* [What is needed] Only the lines from the top of the records below through the line containing "import plotly.graph_objects as go" should be printed, exactly and without pictures.

* [Input data]
═══

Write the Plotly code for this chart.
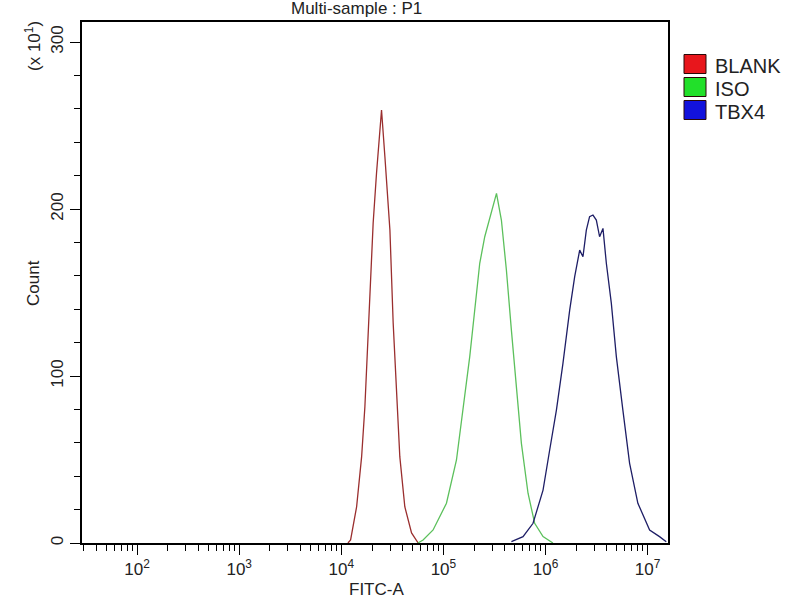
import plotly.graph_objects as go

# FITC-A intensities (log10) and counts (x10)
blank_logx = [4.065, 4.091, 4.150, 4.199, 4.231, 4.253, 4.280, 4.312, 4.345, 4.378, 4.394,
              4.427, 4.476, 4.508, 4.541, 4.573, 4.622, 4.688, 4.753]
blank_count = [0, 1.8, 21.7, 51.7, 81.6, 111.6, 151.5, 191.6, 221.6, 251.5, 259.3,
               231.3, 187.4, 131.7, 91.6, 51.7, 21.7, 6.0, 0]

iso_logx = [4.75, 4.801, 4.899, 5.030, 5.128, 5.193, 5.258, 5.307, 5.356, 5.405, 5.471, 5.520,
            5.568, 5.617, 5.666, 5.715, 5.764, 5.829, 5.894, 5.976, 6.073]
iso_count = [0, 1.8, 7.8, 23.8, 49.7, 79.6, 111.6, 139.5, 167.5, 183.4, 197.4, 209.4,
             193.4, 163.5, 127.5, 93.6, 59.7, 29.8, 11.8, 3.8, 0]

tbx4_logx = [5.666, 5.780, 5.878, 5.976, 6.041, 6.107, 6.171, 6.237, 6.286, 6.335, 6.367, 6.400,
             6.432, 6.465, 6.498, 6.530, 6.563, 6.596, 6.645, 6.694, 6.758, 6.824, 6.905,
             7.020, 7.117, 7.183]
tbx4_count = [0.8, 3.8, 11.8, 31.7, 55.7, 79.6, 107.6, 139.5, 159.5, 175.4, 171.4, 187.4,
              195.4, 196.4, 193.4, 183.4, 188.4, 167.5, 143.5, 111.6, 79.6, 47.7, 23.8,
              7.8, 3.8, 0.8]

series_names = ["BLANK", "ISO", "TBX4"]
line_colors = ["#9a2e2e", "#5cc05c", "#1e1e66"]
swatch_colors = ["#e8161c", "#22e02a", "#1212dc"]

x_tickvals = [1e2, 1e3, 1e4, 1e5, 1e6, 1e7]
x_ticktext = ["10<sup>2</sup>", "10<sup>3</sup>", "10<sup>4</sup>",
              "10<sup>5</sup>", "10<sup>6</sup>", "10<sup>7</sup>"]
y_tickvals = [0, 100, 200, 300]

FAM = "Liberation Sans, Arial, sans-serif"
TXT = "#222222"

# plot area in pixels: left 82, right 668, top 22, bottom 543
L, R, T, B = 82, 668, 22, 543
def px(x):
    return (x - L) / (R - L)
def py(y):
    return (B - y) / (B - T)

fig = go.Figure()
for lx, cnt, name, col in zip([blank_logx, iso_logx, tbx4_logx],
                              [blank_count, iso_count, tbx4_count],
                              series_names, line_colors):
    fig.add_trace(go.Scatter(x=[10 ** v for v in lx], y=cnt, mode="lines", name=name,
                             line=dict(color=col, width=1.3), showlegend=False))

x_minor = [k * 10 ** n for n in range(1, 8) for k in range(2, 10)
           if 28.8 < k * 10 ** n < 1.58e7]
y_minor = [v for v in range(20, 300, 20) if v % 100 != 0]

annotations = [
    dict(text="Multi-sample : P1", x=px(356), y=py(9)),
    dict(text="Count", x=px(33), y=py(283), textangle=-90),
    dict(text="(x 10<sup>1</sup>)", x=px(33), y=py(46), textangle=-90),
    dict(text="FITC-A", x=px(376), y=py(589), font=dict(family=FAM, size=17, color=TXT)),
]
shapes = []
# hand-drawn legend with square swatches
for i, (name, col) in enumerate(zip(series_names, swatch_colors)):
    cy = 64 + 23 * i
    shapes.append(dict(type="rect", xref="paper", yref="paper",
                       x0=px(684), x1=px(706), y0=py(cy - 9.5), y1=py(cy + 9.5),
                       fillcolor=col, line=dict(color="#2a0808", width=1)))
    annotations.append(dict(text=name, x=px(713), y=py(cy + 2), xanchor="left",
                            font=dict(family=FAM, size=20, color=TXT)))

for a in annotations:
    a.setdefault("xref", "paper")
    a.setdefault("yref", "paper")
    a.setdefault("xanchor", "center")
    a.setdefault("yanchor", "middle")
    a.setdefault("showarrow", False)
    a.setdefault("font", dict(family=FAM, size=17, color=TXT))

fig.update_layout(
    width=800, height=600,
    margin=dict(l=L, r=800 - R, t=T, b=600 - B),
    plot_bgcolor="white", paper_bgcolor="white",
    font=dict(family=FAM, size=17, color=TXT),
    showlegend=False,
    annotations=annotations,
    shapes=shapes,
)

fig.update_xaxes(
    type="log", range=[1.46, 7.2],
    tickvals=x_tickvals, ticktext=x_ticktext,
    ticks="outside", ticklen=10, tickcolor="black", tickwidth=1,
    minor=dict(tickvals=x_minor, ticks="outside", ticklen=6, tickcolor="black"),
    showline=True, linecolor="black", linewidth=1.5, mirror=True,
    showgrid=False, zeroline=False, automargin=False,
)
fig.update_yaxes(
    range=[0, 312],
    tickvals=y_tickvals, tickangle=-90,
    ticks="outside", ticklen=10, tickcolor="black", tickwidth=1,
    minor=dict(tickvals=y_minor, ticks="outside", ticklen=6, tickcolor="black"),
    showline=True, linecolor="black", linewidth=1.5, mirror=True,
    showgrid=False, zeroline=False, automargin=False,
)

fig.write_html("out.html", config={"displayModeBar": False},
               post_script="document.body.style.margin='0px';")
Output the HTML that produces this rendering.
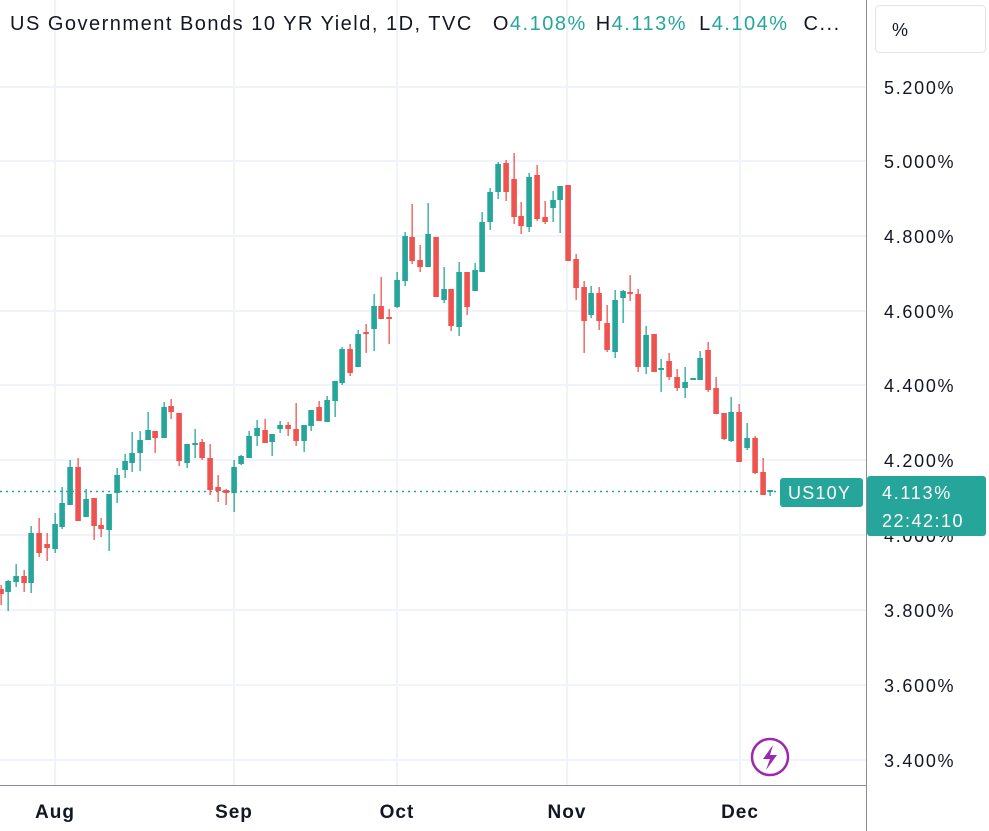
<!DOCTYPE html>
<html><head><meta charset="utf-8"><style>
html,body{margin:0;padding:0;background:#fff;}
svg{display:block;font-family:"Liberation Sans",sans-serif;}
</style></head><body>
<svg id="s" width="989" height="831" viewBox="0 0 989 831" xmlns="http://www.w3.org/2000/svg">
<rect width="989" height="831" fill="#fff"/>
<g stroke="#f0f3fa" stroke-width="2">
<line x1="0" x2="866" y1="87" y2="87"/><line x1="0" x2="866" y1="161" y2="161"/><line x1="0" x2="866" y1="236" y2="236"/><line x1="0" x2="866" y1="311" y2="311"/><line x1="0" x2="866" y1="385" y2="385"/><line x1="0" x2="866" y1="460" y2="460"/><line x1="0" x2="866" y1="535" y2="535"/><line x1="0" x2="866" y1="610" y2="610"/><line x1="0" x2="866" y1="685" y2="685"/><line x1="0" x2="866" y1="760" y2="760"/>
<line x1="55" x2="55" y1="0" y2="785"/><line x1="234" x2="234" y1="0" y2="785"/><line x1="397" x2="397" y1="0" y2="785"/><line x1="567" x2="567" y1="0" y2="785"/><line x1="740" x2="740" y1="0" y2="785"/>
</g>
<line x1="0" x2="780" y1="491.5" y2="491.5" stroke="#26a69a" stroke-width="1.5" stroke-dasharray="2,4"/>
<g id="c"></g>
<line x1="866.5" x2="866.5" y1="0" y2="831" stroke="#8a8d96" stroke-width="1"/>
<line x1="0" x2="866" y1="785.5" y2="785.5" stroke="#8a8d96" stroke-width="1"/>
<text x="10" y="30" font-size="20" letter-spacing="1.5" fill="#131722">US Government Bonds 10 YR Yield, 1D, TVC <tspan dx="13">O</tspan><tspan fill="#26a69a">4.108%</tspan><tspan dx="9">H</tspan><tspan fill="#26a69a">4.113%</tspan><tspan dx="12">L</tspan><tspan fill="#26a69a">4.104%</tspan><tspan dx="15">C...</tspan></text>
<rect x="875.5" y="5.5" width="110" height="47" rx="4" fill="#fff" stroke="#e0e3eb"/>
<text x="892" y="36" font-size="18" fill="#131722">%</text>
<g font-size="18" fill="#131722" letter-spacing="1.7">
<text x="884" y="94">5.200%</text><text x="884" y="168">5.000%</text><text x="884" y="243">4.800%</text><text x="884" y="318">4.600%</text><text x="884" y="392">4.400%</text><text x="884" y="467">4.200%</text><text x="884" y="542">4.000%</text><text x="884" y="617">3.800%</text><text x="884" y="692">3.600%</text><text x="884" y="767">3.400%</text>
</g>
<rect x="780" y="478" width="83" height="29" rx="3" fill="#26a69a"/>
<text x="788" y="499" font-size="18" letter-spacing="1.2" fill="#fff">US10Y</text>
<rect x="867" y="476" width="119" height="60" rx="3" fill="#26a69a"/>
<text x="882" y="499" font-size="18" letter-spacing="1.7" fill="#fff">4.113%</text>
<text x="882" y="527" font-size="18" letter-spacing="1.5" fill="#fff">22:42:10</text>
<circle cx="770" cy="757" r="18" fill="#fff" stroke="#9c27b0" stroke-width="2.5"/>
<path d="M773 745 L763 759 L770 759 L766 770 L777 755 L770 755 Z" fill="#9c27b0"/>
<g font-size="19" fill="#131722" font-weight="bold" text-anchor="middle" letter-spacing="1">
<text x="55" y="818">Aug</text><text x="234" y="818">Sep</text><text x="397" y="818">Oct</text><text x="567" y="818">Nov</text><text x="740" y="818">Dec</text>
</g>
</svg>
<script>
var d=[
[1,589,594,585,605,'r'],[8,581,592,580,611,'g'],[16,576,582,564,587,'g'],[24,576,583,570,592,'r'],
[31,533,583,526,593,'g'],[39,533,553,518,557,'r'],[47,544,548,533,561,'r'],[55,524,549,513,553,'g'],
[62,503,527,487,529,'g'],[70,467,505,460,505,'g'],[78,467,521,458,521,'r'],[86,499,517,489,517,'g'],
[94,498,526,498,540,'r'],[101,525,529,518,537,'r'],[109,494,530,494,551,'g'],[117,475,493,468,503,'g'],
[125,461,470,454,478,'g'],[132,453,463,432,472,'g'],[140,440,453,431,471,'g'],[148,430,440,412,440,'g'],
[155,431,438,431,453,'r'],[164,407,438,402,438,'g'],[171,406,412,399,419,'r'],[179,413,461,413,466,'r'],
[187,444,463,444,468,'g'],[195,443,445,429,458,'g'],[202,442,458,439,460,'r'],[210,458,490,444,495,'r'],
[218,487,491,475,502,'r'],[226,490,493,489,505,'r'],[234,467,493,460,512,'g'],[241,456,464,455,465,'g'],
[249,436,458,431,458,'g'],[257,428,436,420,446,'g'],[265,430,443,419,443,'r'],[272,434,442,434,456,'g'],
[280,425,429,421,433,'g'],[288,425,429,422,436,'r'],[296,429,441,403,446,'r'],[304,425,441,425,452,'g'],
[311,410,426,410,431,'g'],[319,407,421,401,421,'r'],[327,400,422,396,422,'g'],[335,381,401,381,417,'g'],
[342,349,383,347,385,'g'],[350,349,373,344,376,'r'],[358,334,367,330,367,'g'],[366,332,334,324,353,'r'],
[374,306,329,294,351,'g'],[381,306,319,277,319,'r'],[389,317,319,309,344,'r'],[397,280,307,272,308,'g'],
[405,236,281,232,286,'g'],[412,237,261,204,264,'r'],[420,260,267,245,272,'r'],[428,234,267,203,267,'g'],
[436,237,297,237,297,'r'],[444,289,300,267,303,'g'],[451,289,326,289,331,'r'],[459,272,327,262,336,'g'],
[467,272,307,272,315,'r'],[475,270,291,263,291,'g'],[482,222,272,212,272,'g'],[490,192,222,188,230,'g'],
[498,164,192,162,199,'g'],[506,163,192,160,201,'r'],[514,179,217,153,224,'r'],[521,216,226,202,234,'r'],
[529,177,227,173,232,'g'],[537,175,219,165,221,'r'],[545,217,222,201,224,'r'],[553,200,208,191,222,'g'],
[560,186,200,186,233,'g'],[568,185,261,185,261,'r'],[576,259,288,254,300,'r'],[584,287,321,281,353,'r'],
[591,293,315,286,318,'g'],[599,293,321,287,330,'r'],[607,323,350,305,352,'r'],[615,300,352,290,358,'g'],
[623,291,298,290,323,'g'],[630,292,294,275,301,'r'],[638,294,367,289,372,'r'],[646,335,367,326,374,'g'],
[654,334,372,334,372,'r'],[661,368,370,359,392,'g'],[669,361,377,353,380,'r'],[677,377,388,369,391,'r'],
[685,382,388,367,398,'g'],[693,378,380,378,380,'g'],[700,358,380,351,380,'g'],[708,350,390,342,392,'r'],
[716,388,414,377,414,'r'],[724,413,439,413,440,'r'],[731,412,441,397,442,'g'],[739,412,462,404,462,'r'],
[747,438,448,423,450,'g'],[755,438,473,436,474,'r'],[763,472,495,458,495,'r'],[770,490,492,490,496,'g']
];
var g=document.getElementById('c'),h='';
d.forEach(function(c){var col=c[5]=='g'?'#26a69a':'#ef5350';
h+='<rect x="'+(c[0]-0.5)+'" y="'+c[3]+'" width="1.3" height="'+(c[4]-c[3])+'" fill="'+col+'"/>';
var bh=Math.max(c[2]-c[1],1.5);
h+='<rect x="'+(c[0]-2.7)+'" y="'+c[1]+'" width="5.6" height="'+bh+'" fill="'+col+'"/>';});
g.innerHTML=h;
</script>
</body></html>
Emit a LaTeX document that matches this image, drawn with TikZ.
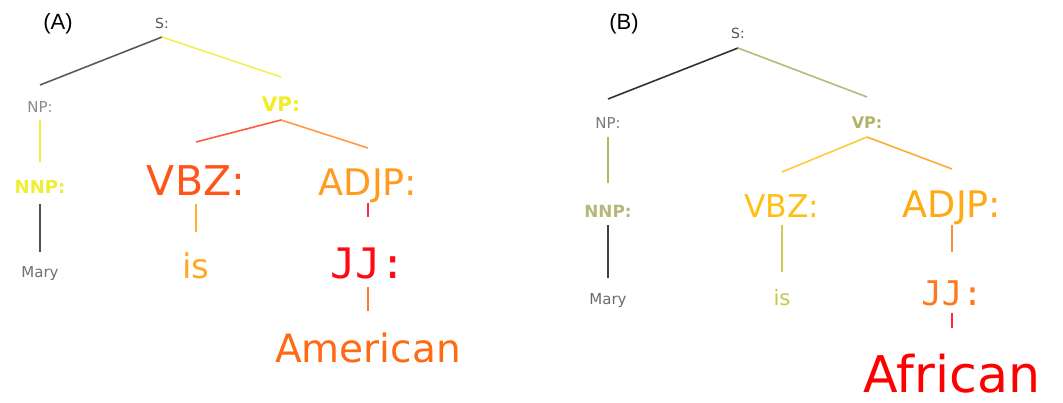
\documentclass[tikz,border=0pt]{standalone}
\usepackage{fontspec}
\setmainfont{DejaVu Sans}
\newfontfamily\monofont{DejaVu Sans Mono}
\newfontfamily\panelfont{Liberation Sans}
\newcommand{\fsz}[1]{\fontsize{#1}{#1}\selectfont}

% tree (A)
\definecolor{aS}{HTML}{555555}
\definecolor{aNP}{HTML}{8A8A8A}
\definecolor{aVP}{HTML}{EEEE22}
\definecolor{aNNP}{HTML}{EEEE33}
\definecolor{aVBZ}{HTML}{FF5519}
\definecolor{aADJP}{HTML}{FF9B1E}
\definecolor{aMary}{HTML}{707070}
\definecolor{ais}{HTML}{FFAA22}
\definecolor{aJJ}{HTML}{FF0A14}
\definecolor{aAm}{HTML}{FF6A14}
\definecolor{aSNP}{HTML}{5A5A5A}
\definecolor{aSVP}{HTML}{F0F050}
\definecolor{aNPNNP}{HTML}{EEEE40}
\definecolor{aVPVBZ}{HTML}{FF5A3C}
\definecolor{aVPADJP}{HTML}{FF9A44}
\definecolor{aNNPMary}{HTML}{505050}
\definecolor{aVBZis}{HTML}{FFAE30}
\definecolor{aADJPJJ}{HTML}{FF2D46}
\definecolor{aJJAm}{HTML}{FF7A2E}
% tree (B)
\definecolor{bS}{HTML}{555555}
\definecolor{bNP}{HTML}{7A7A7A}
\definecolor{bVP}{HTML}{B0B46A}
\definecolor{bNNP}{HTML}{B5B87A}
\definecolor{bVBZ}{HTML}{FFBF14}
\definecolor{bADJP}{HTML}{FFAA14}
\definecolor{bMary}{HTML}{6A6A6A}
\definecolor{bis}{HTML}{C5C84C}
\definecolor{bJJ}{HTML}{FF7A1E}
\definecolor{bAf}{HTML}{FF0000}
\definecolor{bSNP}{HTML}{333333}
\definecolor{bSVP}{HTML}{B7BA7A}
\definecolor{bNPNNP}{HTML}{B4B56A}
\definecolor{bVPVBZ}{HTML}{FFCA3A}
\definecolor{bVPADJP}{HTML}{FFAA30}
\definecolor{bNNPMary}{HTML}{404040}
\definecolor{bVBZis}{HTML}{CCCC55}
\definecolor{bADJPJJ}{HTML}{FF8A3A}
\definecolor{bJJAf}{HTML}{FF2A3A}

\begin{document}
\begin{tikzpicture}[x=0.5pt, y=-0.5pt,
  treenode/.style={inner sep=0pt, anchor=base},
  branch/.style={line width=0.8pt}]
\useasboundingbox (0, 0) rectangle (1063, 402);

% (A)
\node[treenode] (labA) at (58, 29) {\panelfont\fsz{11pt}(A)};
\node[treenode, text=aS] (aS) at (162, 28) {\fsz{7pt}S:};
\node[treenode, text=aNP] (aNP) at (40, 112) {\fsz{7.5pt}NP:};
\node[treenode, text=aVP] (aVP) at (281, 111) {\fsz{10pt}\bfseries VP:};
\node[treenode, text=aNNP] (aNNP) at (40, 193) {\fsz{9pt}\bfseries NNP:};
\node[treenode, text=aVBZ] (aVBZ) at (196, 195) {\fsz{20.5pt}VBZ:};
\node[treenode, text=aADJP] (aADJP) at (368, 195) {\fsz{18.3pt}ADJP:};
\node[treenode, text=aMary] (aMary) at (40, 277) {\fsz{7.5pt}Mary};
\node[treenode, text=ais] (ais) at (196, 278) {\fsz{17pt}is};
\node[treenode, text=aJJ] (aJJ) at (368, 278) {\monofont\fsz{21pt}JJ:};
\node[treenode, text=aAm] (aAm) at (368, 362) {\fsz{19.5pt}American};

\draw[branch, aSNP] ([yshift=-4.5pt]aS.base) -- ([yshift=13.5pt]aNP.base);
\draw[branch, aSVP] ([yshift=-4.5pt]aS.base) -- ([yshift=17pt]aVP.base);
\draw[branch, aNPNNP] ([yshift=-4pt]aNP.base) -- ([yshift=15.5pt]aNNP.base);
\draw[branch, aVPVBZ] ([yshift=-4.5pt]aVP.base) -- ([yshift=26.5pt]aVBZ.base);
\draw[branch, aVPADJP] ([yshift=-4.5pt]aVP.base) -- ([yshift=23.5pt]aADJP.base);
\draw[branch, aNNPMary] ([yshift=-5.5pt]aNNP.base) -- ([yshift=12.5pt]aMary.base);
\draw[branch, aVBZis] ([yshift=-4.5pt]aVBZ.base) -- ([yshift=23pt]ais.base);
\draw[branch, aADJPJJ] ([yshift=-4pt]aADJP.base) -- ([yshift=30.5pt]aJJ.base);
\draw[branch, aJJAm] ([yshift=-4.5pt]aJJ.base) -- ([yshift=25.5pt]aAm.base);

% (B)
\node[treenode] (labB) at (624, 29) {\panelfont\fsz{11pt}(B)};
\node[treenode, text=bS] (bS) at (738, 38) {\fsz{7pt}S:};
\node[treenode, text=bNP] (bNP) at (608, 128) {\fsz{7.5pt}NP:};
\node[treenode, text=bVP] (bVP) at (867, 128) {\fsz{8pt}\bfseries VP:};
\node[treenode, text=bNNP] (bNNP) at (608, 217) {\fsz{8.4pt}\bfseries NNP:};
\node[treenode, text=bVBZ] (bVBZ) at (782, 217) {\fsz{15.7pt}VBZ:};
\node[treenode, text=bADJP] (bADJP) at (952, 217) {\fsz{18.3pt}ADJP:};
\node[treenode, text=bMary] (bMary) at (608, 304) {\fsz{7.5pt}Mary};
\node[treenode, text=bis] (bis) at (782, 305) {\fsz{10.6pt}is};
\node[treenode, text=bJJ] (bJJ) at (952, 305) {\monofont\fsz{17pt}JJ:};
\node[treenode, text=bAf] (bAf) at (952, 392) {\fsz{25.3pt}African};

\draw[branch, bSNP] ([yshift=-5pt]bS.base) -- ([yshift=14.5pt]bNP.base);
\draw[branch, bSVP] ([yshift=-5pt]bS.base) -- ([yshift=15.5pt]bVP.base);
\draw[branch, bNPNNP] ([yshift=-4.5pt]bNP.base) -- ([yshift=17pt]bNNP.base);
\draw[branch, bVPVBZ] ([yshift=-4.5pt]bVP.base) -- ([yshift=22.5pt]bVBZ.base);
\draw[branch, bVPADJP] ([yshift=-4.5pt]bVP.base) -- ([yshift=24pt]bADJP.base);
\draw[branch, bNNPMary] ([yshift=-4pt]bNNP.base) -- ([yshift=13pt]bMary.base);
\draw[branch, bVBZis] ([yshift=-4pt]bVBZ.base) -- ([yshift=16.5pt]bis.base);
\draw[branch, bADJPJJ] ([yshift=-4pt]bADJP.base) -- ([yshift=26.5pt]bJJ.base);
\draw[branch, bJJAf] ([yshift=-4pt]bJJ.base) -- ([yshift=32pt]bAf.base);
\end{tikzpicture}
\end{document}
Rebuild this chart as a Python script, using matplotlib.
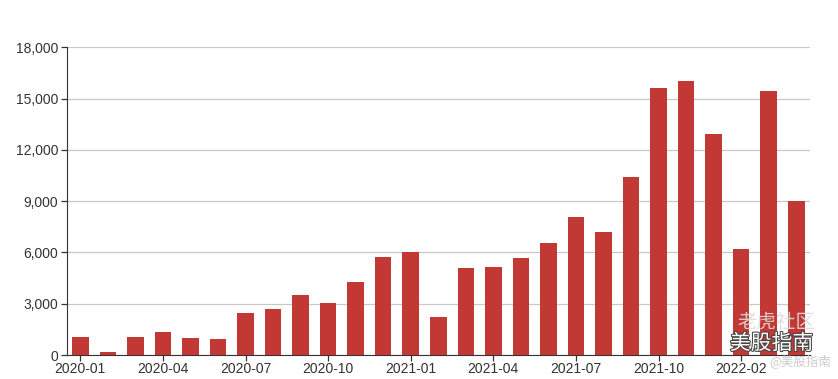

═══

* [Response for this exercise]
Write the Plotly code for this chart.
import plotly.graph_objects as go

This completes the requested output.